--- Start of RECORDS PROVIDED ---
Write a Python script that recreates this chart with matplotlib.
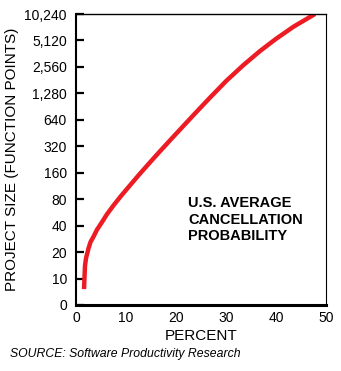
import numpy as np
import matplotlib
matplotlib.use("Agg")
import matplotlib.pyplot as plt

plt.rcParams['font.family'] = ['Liberation Sans', 'DejaVu Sans']

# Cancellation probability curve (percent vs. project size in function points)
percent = [1.6, 1.8, 2.0, 2.5, 2.9, 3.5, 4.2, 5.1, 6.2, 7.5, 9.0, 10.8,
           12.7, 14.8, 16.6, 18.5, 20.5, 23.5, 26.8, 30.1, 33.5, 36.8,
           40.0, 43.5, 47.8]
project_size = [6, 14, 17, 22, 26, 30, 36, 43, 54, 68, 87, 115,
                154, 210, 273, 358, 475, 725, 1145, 1785, 2690, 3880,
                5340, 7340, 10240]

y_ticks = [0, 10, 20, 40, 80, 160, 320, 640, 1280, 2560, 5120, 10240]
y_tick_labels = ["0", "10", "20", "40", "80", "160", "320", "640",
                 "1,280", "2,560", "5,120", "10,240"]
x_ticks = [0, 10, 20, 30, 40, 50]


# Doubling scale: each power-of-two step gets equal height, linear below 10
def fwd(v):
    v = np.asarray(v, dtype=float)
    with np.errstate(divide="ignore", invalid="ignore"):
        lg = np.log2(np.maximum(v, 1e-9) / 5.0)
    return np.where(v >= 10, lg, v / 10.0)


def inv(i):
    i = np.asarray(i, dtype=float)
    return np.where(i >= 1, 5.0 * np.power(2.0, i), i * 10.0)


fig = plt.figure(figsize=(3.41, 3.71), dpi=100)
ax = fig.add_axes([76 / 341, 66 / 371, 250 / 341, 291 / 371])

ax.plot(percent, project_size, color="#ED1C24", lw=3.2,
        solid_capstyle="butt", solid_joinstyle="round")

ax.set_yscale("function", functions=(fwd, inv))
ax.set_ylim(0, 10240)
ax.set_xlim(0, 50)

ax.set_yticks(y_ticks)
ax.set_yticklabels(y_tick_labels)
ax.yaxis.set_minor_locator(matplotlib.ticker.NullLocator())
ax.set_xticks(x_ticks)

ax.tick_params(axis="y", direction="in", length=5.5, width=1.6, pad=6.5,
               labelsize=10, left=True, right=False)
ax.tick_params(axis="x", length=0, pad=4.5, labelsize=10)

ax.spines["bottom"].set_linewidth(2.2)
ax.spines["left"].set_linewidth(1.5)
ax.spines["top"].set_linewidth(1.0)
ax.spines["right"].set_linewidth(0.8)

ax.set_xlabel("PERCENT", fontsize=11, labelpad=3)
ax.set_ylabel("PROJECT SIZE (FUNCTION POINTS)", fontsize=11, labelpad=4)

ax.text(0.448, 0.373, "U.S. AVERAGE\nCANCELLATION\nPROBABILITY",
        transform=ax.transAxes, ha="left", va="top",
        fontsize=10.5, fontweight="bold", linespacing=1.2)

fig.text(10 / 341, 14 / 371, "SOURCE: Software Productivity Research",
         fontsize=8.8, style="italic", ha="left", va="baseline")

fig.savefig("out.png", dpi=100)
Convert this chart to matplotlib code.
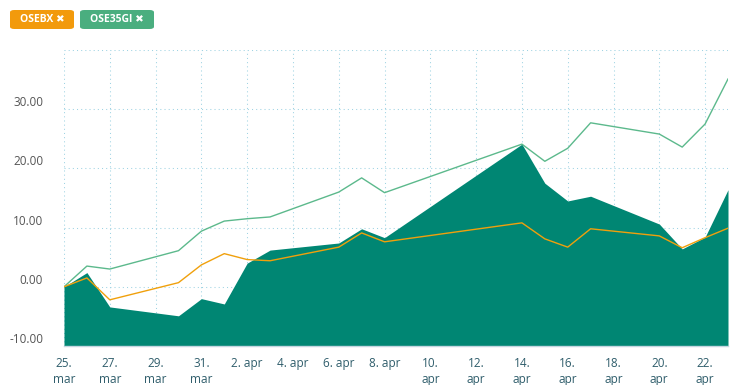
--- End of RECORDS PROVIDED ---
◆ INSTRUCTIONS FOR THE TASK ◆
Starting at the top of the listing above, reproduce each line up to and including the one with "return np.where(i >= 1, 5.0"; omit the pictures.

◆ SOLUTION TO THIS EXERCISE ◆
Write a Python script that recreates this chart with matplotlib.
import numpy as np
import matplotlib
matplotlib.use("Agg")
import matplotlib.pyplot as plt

plt.rcParams['font.family'] = ['Liberation Sans', 'DejaVu Sans']

# Cancellation probability curve (percent vs. project size in function points)
percent = [1.6, 1.8, 2.0, 2.5, 2.9, 3.5, 4.2, 5.1, 6.2, 7.5, 9.0, 10.8,
           12.7, 14.8, 16.6, 18.5, 20.5, 23.5, 26.8, 30.1, 33.5, 36.8,
           40.0, 43.5, 47.8]
project_size = [6, 14, 17, 22, 26, 30, 36, 43, 54, 68, 87, 115,
                154, 210, 273, 358, 475, 725, 1145, 1785, 2690, 3880,
                5340, 7340, 10240]

y_ticks = [0, 10, 20, 40, 80, 160, 320, 640, 1280, 2560, 5120, 10240]
y_tick_labels = ["0", "10", "20", "40", "80", "160", "320", "640",
                 "1,280", "2,560", "5,120", "10,240"]
x_ticks = [0, 10, 20, 30, 40, 50]


# Doubling scale: each power-of-two step gets equal height, linear below 10
def fwd(v):
    v = np.asarray(v, dtype=float)
    with np.errstate(divide="ignore", invalid="ignore"):
        lg = np.log2(np.maximum(v, 1e-9) / 5.0)
    return np.where(v >= 10, lg, v / 10.0)


def inv(i):
    i = np.asarray(i, dtype=float)
    return np.where(i >= 1, 5.0 * np.power(2.0, i), i * 10.0)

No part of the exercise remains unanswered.